Il primo prevede un premio fiscale per le aziende che chiudono il rinnovo entro sei mesi dalla scadenza: le tasse sugli aumenti di stipendio verrebbero dimezzate per tre anni, oppure l’Irpef ridotta al 5% sempre per tre anni.

Il secondo tutela i lavoratori rimasti troppo a lungo con un contratto scaduto: se dopo due anni non è stato trovato un accordo, scatterebbe un adeguamento automatico della busta paga al costo della vita, fino a un massimo del 5% annuo. Per esempio, se un contratto scade a gennaio 2025 e a gennaio 2027 non ce n’è ancora uno nuovo, da luglio 2027 scatterebbe un incremento legato all’inflazione, ripetuto ogni anno fino al rinnovo.

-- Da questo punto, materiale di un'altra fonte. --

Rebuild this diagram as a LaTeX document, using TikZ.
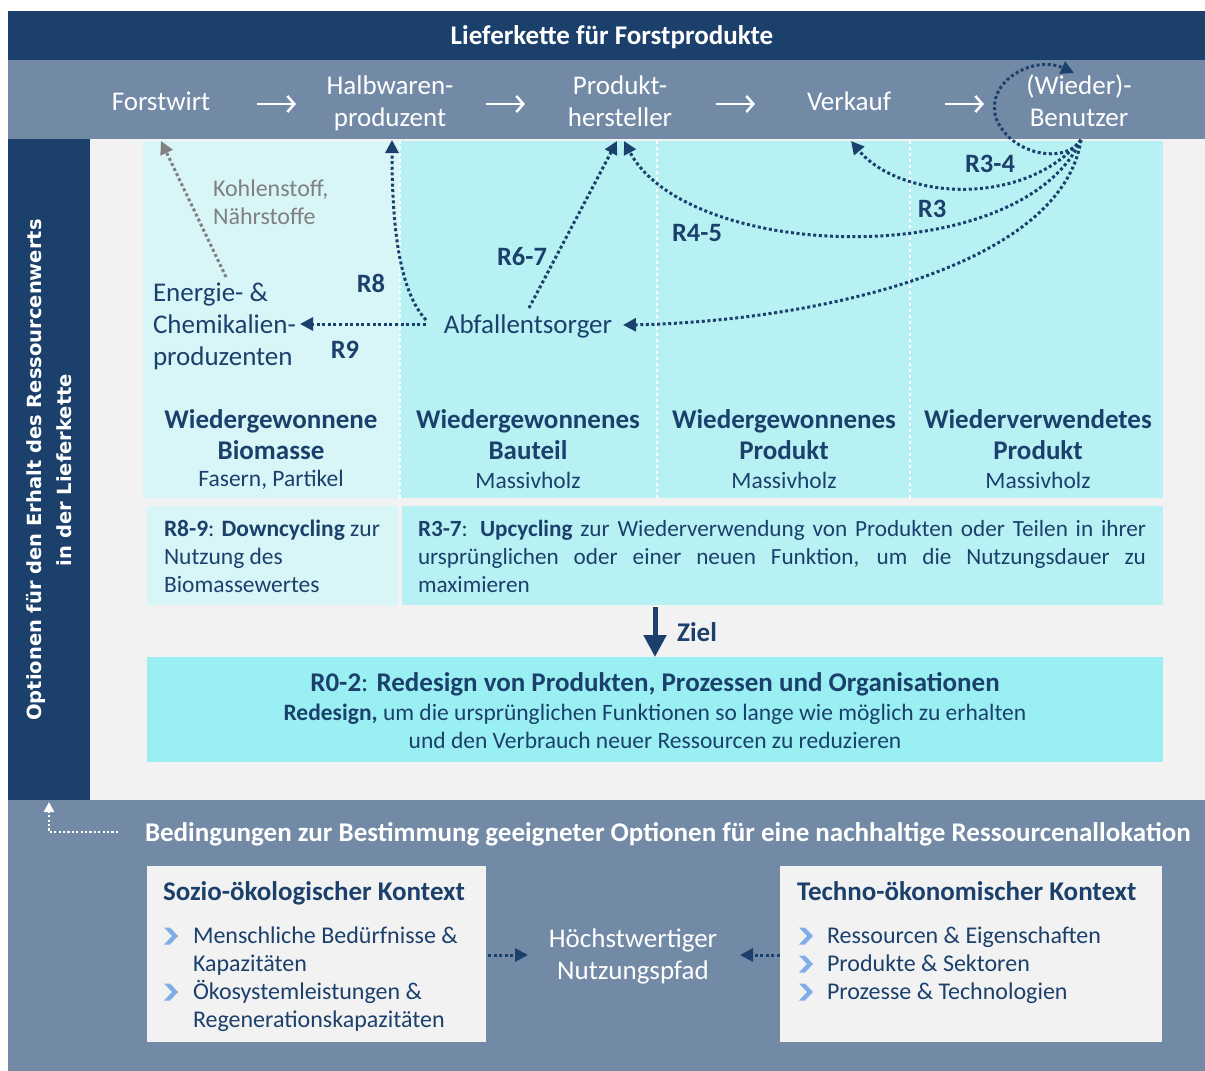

Come verranno finanziate queste misure?

Resta aperta la domanda più delicata: come finanziare queste misure. Secondo i retroscena, il governo starebbe pensando a un contributo da chiedere al sistema bancario, con un confronto già in agenda con l’Abi. Una strada che non convince Forza Italia, ma che il ministro dell’Economia Giorgetti aveva evocato anche al meeting di Rimini, parlando della necessità di un “pizzicotto” alle banche per sostenere famiglie e lavoratori.